Breedon, who is skeptical of psi, confirmed that he had been labeling small pre-amplifier cards with lettering that resembled the letters on Scrabble game pieces, and that he had placed them into a box when finished.
The second episode is more ambiguous, since it includes misses as well as hits. Still, it appears that Andrew did observe a Japanese woman assisting Breedon in carrying a large electronic keyboard from his car to his office. Andrew did not identify it as a keyboard, but he described its general size and appearance accurately. Some other details of the OBE were wrong (Andrew placed Breedon's office on the wrong floor, depicted extra doorways in the floor plan, and incorrectly said the woman was wearing an unusual hat), but the hits are still specific enough to be of interest.
In another case involving Breedon (who had moved to California by then), Andrew
dreamed that I visited Breedon and his wife Pat as she gave birth to twins in California. At the time I lived about 3,000 miles away, in Maine. I immediately sent an email to congratulate him. He responded with the following message:
Right you are! Born just hours before the time your message arrived here. How do you do it? I showed your message to two professors I work with. One said you had had to get it off the Internet (although I made absolutely no postings), the other simply said, “very good!”
It should be noted that Pat gave birth six weeks prematurely and that I was not tracking her pregnancy ... Breedon read the message at his office on his way home from the hospital at about 5:00 a.m., prior to his having notified anyone that his children had been born.
Finally, Andrew offers a particularly detailed example in which he saw his uncle and aunt discussing a painting his uncle had just done. Andrew's sketch of the painting, made in his journal, matches the size, dimensions, and general appearance of the actual painting quite closely, and his description of the color scheme is correct. This is especially impressive given that the shape of the painting was unusual, and the subject, a landscape, is depicted in a stylized manner. Moreover, the uncle had never before shown an interest in painting, and Andrew was unaware that he had recently taken it up. (This was, in fact, his very first painting.) The distance again was considerable - Andrew was in New Jersey, and his relatives were in Minnesota.
These examples were culled from 92 veridical OBEs recorded in Andrew's journals.

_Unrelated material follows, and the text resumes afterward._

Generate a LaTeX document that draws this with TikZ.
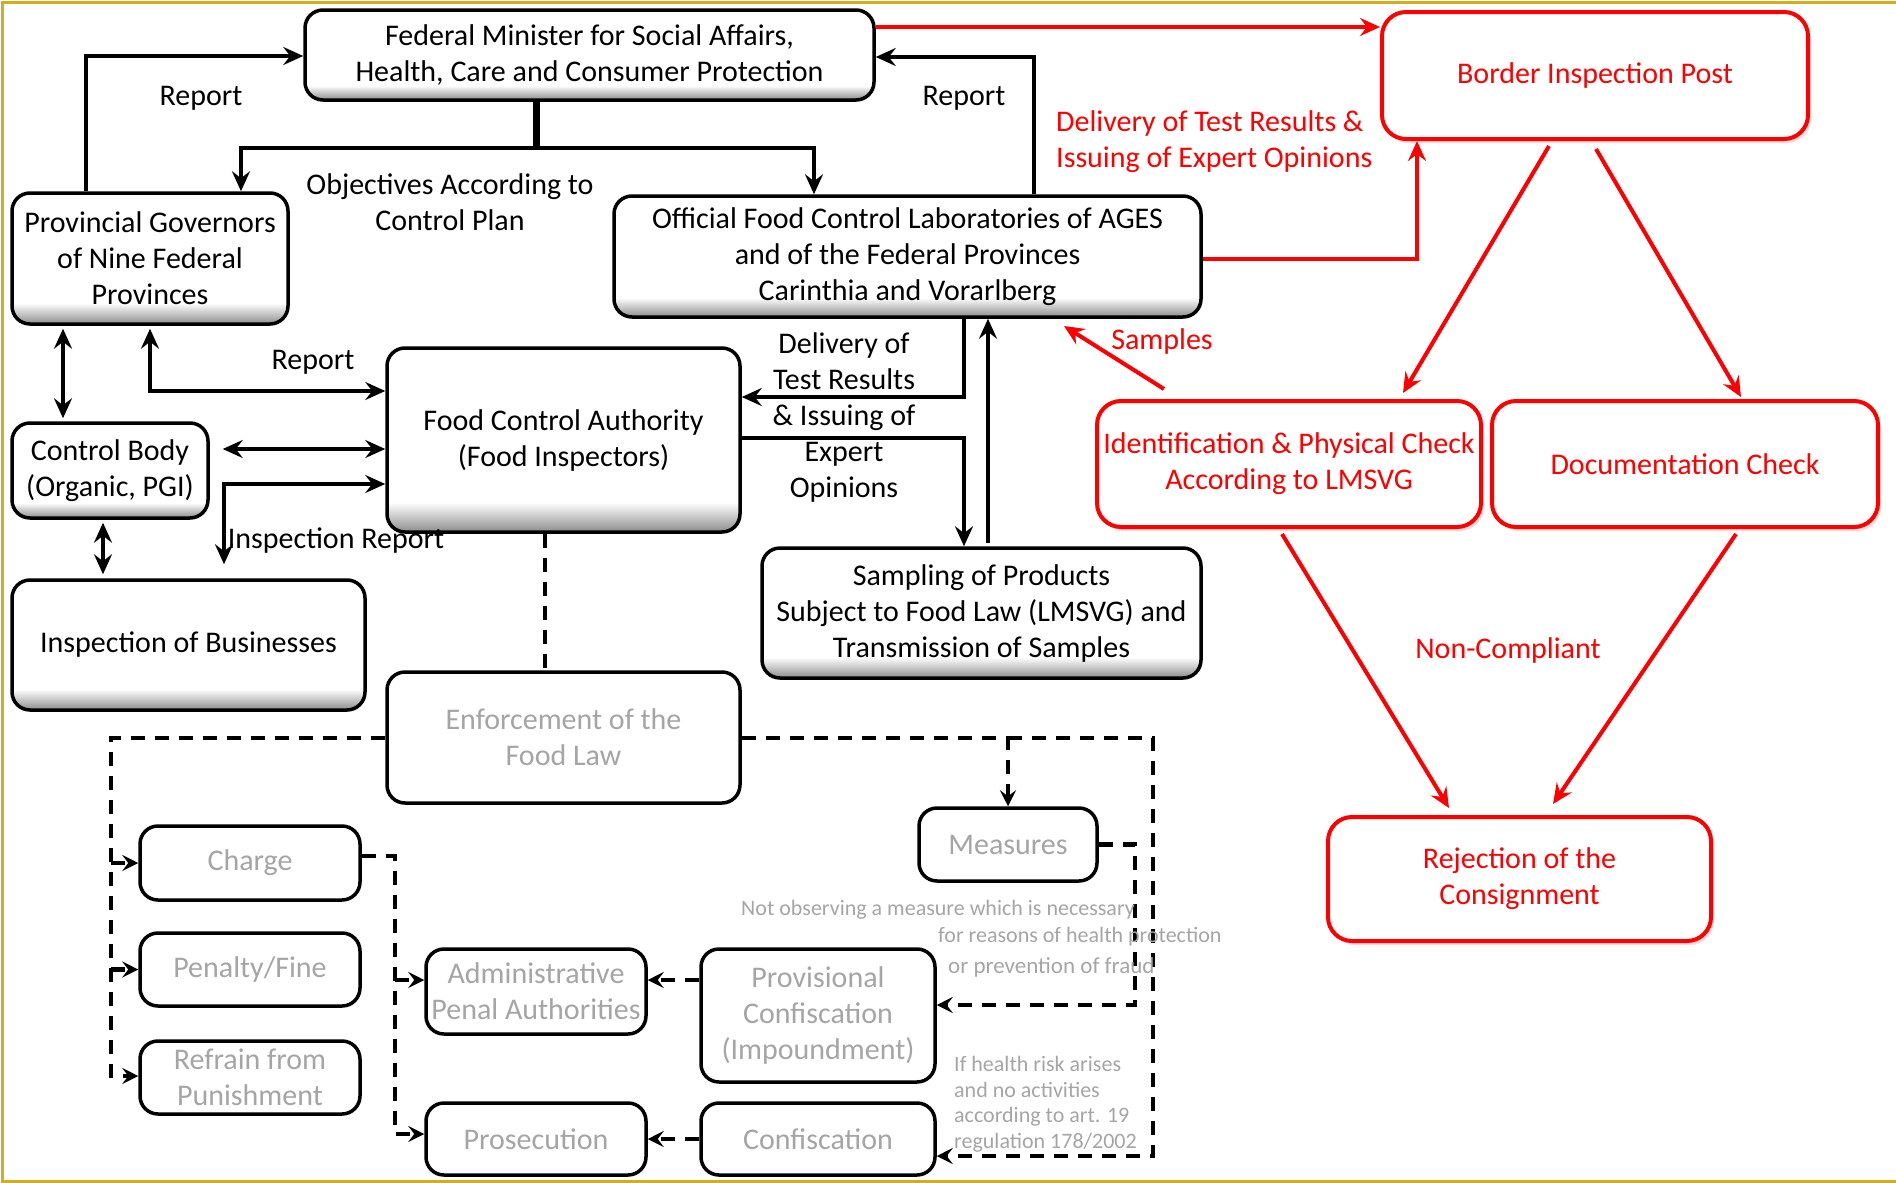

Even one such case, if it is genuine, is sufficient to cast doubt on physicalist theories of the mind's unbreakable dependency on the brain. More to the point, they pose a problem for the skeptical view that veridical NDEs can be explained by normal sensory perception or mistaken memories. In these OBEs, memory problems are not an issue, since the episodes were recorded and verified immediately. And sensory leakage cannot be a factor in observing events that took place a thousand miles away (or more). Even "ordinary" psi does not seem to explain those cases in which the discarnate Andrew was seen or heard by the people he was observing.

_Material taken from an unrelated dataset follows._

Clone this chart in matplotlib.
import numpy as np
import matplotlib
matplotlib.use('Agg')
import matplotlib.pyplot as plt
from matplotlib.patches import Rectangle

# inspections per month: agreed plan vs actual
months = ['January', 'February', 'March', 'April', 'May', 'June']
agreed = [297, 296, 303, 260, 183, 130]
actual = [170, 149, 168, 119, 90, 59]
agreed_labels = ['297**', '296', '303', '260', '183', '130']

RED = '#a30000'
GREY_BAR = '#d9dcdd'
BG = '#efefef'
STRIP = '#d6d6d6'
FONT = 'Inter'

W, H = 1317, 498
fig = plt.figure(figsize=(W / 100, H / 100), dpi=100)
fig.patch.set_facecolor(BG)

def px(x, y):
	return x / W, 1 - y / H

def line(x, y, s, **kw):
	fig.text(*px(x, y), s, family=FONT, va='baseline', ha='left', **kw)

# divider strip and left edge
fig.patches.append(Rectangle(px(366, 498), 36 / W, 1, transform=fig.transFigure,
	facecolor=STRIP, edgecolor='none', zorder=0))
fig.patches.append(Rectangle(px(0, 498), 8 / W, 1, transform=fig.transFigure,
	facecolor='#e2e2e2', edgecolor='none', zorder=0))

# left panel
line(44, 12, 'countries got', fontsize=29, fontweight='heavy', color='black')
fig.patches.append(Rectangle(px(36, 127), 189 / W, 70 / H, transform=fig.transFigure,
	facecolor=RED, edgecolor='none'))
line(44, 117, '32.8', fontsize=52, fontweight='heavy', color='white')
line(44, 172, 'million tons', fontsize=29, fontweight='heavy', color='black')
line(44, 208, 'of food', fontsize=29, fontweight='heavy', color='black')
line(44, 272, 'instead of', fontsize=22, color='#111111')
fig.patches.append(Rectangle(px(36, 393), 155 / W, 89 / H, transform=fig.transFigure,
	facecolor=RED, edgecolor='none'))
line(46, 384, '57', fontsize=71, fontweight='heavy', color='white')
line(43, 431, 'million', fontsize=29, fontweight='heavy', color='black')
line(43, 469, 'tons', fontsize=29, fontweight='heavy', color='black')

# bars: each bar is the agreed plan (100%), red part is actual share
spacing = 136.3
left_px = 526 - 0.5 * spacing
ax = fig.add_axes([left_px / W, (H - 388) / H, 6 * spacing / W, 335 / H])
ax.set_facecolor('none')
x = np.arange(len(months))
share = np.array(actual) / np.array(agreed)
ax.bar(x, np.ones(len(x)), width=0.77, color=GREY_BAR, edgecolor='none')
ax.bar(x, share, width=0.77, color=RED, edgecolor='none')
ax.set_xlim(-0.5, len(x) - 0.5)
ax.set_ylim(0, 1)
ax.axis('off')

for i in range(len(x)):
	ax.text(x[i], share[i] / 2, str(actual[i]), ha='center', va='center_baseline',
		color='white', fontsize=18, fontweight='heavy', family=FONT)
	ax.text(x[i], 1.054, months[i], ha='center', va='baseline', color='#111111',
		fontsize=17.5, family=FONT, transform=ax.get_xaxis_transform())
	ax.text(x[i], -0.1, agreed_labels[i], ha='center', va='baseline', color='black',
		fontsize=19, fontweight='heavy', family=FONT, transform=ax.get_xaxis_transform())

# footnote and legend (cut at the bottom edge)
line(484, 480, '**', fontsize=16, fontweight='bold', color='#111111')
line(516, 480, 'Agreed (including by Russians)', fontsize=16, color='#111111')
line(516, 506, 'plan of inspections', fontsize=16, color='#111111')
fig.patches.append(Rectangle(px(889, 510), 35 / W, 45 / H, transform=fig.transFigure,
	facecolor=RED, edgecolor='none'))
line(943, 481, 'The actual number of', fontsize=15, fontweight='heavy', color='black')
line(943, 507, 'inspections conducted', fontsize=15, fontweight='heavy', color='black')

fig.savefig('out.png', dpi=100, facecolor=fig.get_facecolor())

What, then, do skeptics have to say? Richard Breedon wrote to James Randi for his input. Randi reportedly replied:
When I was a kid, I successfully predicted the outcomes of hockey games by having some 30 different letters notarized, each different from the others, and merely produced the correct one after the game.
Andrew writes:
By this he meant to insinuate that I could have intentionally hoaxed Breedon. By extension, Randi’s suggestion implied that even if I had notarized every page of the journal, a very expensive proposition for my limited means at the time, a critic could simply make the false claim that alternate notarized pages existed to demonstrate that notarization or any other form of proof can be manipulated into meaninglessness by a determined individual. The very same criticism can be leveled at any document created by any person for any purpose. In other words, at this level, the criticism is worthless because it can be suggested of anything.